I talked to Alec later that day, and he told me something that I’ve never forgotten: those chickens lived a completely free life in a beautiful place, and they had one bad day. Their last day was a horror of being rounded up and waiting in a cage to be slaughtered one by one. They knew what was coming too. Their was an air of death over the farm that day, and no one was shying away from it.
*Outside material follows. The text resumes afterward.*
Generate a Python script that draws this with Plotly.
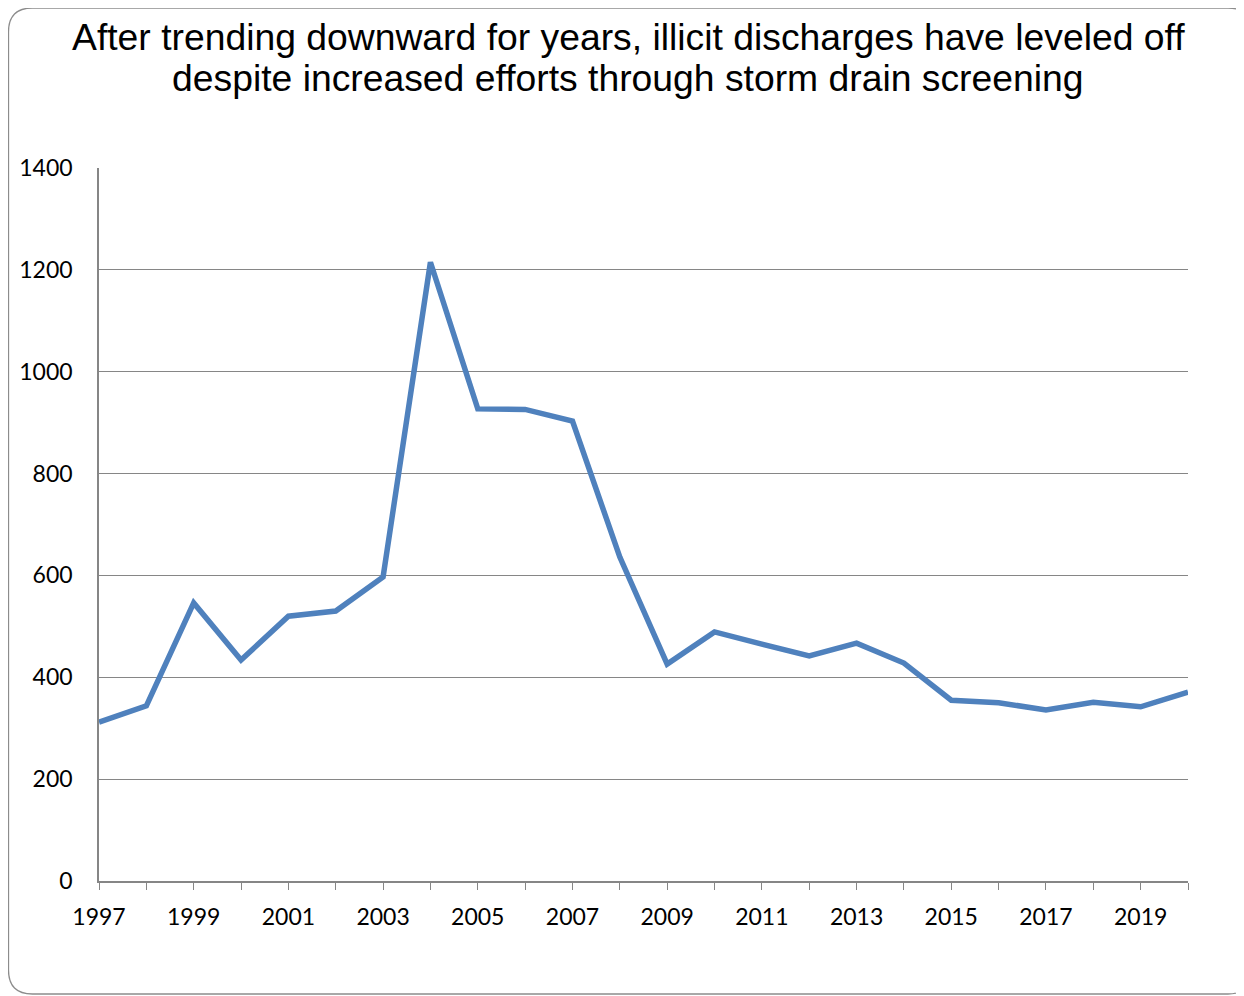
import plotly.graph_objects as go

years = list(range(1997, 2021))
discharges = [312, 344, 546, 434, 520, 530, 597, 1215, 927, 926, 903, 636,
              426, 489, 465, 442, 467, 428, 355, 350, 336, 351, 342, 371]
y_ticks = [0, 200, 400, 600, 800, 1000, 1200, 1400]
title_lines = ["After trending downward for years, illicit discharges have leveled off",
               "despite increased efforts through storm drain screening"]

OFF = 8  # page body margin
W, H = 1244 - OFF, 996 - OFF
L, T = 99 - OFF, 168 - OFF
R = W - (1188 - OFF)
B = H - (881 - OFF)
pw, ph = W - L - R, H - T - B

def px(x):
    return (x - OFF - L) / pw

def py(y):
    return (H - B - (y - OFF)) / ph

fig = go.Figure()
fig.add_trace(go.Scatter(x=years, y=discharges, mode="lines",
                         line=dict(color="#4F81BD", width=5.5), cliponaxis=False,
                         hoverinfo="x+y"))

# rounded border (right side extends beyond the visible page, as in the reference)
x0, x1, y0, y1, r = 8.5, 1252, 8, 994, 24
path = (f"M {px(x0+r)},{py(y0)} L {px(x1-r)},{py(y0)} "
        f"Q {px(x1)},{py(y0)} {px(x1)},{py(y0+r)} "
        f"L {px(x1)},{py(y1-r)} Q {px(x1)},{py(y1)} {px(x1-r)},{py(y1)} "
        f"L {px(x0+r)},{py(y1)} Q {px(x0)},{py(y1)} {px(x0)},{py(y1-r)} "
        f"L {px(x0)},{py(y0+r)} Q {px(x0)},{py(y0)} {px(x0+r)},{py(y0)} Z")

annots = []
for txt, yc in zip(title_lines, [37, 78]):
    annots.append(dict(text=txt, xref="paper", yref="paper", x=px(628), y=py(yc),
                       xanchor="center", yanchor="middle", showarrow=False,
                       font=dict(family="Liberation Sans, Arial", size=37.3, color="black")))

fig.update_layout(
    width=W, height=H,
    margin=dict(l=L, r=R, t=T, b=B, pad=0, autoexpand=False),
    paper_bgcolor="white", plot_bgcolor="white",
    showlegend=False,
    annotations=annots,
    xaxis=dict(range=[1997, 2020], tick0=1997, dtick=2, ticks="outside", ticklen=7,
               tickcolor="#868686", showgrid=False, showline=True, linecolor="#868686",
               linewidth=1.5, zeroline=False, automargin=False,
               tickfont=dict(family="Lato, Open Sans", size=23, color="black"),
               ticklabelstandoff=8,
               minor=dict(dtick=1, tick0=1997, ticks="outside", ticklen=7,
                          tickcolor="#868686", showgrid=False)),
    yaxis=dict(range=[0, 1400], tickvals=y_ticks, showgrid=True, gridcolor="#868686",
               gridwidth=1.2, showline=True, linecolor="#868686", linewidth=1.5,
               zeroline=False, ticks="", automargin=False,
               tickfont=dict(family="Lato, Open Sans", size=23, color="black"),
               ticklabelstandoff=20),
    shapes=[dict(type="path", xref="paper", yref="paper", path=path,
                 line=dict(color="#8c8c8c", width=1.3), layer="below")],
)

fig.write_html("out.html")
Years later, working on a goat farm in Forest Grove, Oregon, about 45 minutes west of Portland, I encountered my second slaughter. I was working for a German woman named Lise. She was tiny and extremely formidable. She had an encyclopedic knowledge about the world’s injustices, real estate, tax law, politics, and organic farming practices. I spent hours talking to her over a huge copper bowl as we stirred goat milk caramel. She taught me how to milk goats, how to bring them up into the milking parlor and place my hand on their udders to calm them before milking. She taught me how to connect the pipes to the bulk tank where the milk was kept, how to muck out the barn, how much alfalfa to feed them, how to drain cysts that sometimes developed on the goats’ sides. Every month, she cooked a huge meal and took it down to a highway bridge in Portland where she set out a long table with a tablecloth and flowers and candlelight and served the homeless. She cared tirelessly for her profoundly disabled son, Kyle, who could not speak, could barely move, and required round-the-clock care. She was an incredible woman who lived in relentless understanding of the world’s suffering and injustice.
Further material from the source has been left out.